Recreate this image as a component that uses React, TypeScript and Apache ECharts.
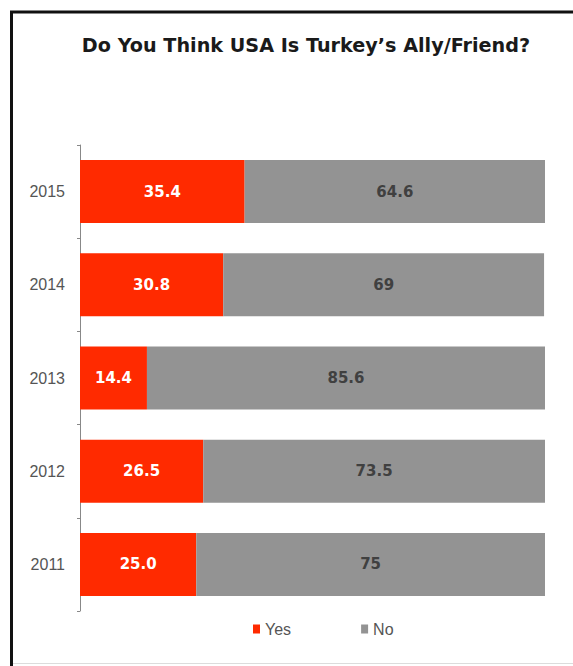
import React, { useEffect, useRef } from "react";
import * as echarts from "echarts";

const years = ["2011", "2012", "2013", "2014", "2015"];
const yesValues = [25.0, 26.5, 14.4, 30.8, 35.4];
const noValues = [75, 73.5, 85.6, 69, 64.6];
const yesLabels = ["25.0", "26.5", "14.4", "30.8", "35.4"];
const noLabels = ["75", "73.5", "85.6", "69", "64.6"];
const titleText = "Do You Think USA Is Turkey\u2019s Ally/Friend?";

export default function App() {
  const ref = useRef<HTMLDivElement>(null);
  useEffect(() => {
    if (!ref.current) return;
    const chart = echarts.init(ref.current, null, { renderer: "svg" });
    chart.setOption({
      animation: false,
      backgroundColor: "#ffffff",
      title: {
        text: titleText,
        left: 301,
        top: 31,
        textAlign: "center",
        textStyle: { fontFamily: "DejaVu Sans", fontWeight: "bold", fontSize: 19.2, color: "#1a1a1a" },
      },
      graphic: [
        { type: "line", shape: { x1: 11.5, y1: 11, x2: 11.5, y2: 666 }, style: { stroke: "#111", lineWidth: 3 } },
        { type: "line", shape: { x1: 10, y1: 12, x2: 573, y2: 12 }, style: { stroke: "#111", lineWidth: 3 } },
        { type: "line", shape: { x1: 13, y1: 663.5, x2: 573, y2: 663.5 }, style: { stroke: "#dcdcdc", lineWidth: 1 } },
      ],
      legend: {
        data: ["Yes", "No"],
        left: 248,
        top: 616,
        icon: "rect",
        itemWidth: 7,
        itemHeight: 9,
        itemGap: 70,
        textStyle: { fontFamily: "Liberation Sans", fontSize: 16, color: "#555" },
      },
      grid: { left: 80, right: 28, top: 145, bottom: 55 },
      xAxis: { type: "value", min: 0, max: 100, show: false },
      yAxis: {
        type: "category",
        data: years,
        axisLine: { show: true, lineStyle: { color: "#888", width: 1 } },
        axisTick: { show: true, length: 3, lineStyle: { color: "#888" } },
        axisLabel: { fontFamily: "Liberation Sans", fontSize: 16, color: "#555", margin: 15 },
      },
      series: [
        {
          name: "Yes",
          type: "bar",
          stack: "total",
          barWidth: 63,
          data: yesValues,
          itemStyle: { color: "#ff2a00" },
          label: {
            show: true,
            position: "inside",
            formatter: (p: any) => yesLabels[p.dataIndex],
            color: "#ffffff",
            fontFamily: "DejaVu Sans",
            fontWeight: "bold",
            fontSize: 15,
          },
        },
        {
          name: "No",
          type: "bar",
          stack: "total",
          barWidth: 63,
          data: noValues,
          itemStyle: { color: "#939393" },
          label: {
            show: true,
            position: "inside",
            formatter: (p: any) => noLabels[p.dataIndex],
            color: "#404040",
            fontFamily: "DejaVu Sans",
            fontWeight: "bold",
            fontSize: 15,
          },
        },
      ],
    });
    return () => chart.dispose();
  }, []);
  return <div ref={ref} style={{ position: "fixed", left: 0, top: 0, width: 573, height: 666 }} />;
}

YOUR TASK
From start to finish, output the listing exactly, but omit its pictures.

TASK OUTPUT
Recreate this image as a component that uses React, TypeScript and Apache ECharts.
import React, { useEffect, useRef } from "react";
import * as echarts from "echarts";

const years = ["2011", "2012", "2013", "2014", "2015"];
const yesValues = [25.0, 26.5, 14.4, 30.8, 35.4];
const noValues = [75, 73.5, 85.6, 69, 64.6];
const yesLabels = ["25.0", "26.5", "14.4", "30.8", "35.4"];
const noLabels = ["75", "73.5", "85.6", "69", "64.6"];
const titleText = "Do You Think USA Is Turkey\u2019s Ally/Friend?";

export default function App() {
  const ref = useRef<HTMLDivElement>(null);
  useEffect(() => {
    if (!ref.current) return;
    const chart = echarts.init(ref.current, null, { renderer: "svg" });
    chart.setOption({
      animation: false,
      backgroundColor: "#ffffff",
      title: {
        text: titleText,
        left: 301,
        top: 31,
        textAlign: "center",
        textStyle: { fontFamily: "DejaVu Sans", fontWeight: "bold", fontSize: 19.2, color: "#1a1a1a" },
      },
      graphic: [
        { type: "line", shape: { x1: 11.5, y1: 11, x2: 11.5, y2: 666 }, style: { stroke: "#111", lineWidth: 3 } },
        { type: "line", shape: { x1: 10, y1: 12, x2: 573, y2: 12 }, style: { stroke: "#111", lineWidth: 3 } },
        { type: "line", shape: { x1: 13, y1: 663.5, x2: 573, y2: 663.5 }, style: { stroke: "#dcdcdc", lineWidth: 1 } },
      ],
      legend: {
        data: ["Yes", "No"],
        left: 248,
        top: 616,
        icon: "rect",
        itemWidth: 7,
        itemHeight: 9,
        itemGap: 70,
        textStyle: { fontFamily: "Liberation Sans", fontSize: 16, color: "#555" },
      },
      grid: { left: 80, right: 28, top: 145, bottom: 55 },
      xAxis: { type: "value", min: 0, max: 100, show: false },
      yAxis: {
        type: "category",
        data: years,
        axisLine: { show: true, lineStyle: { color: "#888", width: 1 } },
        axisTick: { show: true, length: 3, lineStyle: { color: "#888" } },
        axisLabel: { fontFamily: "Liberation Sans", fontSize: 16, color: "#555", margin: 15 },
      },
      series: [
        {
          name: "Yes",
          type: "bar",
          stack: "total",
          barWidth: 63,
          data: yesValues,
          itemStyle: { color: "#ff2a00" },
          label: {
            show: true,
            position: "inside",
            formatter: (p: any) => yesLabels[p.dataIndex],
            color: "#ffffff",
            fontFamily: "DejaVu Sans",
            fontWeight: "bold",
            fontSize: 15,
          },
        },
        {
          name: "No",
          type: "bar",
          stack: "total",
          barWidth: 63,
          data: noValues,
          itemStyle: { color: "#939393" },
          label: {
            show: true,
            position: "inside",
            formatter: (p: any) => noLabels[p.dataIndex],
            color: "#404040",
            fontFamily: "DejaVu Sans",
            fontWeight: "bold",
            fontSize: 15,
          },
        },
      ],
    });
    return () => chart.dispose();
  }, []);
  return <div ref={ref} style={{ position: "fixed", left: 0, top: 0, width: 573, height: 666 }} />;
}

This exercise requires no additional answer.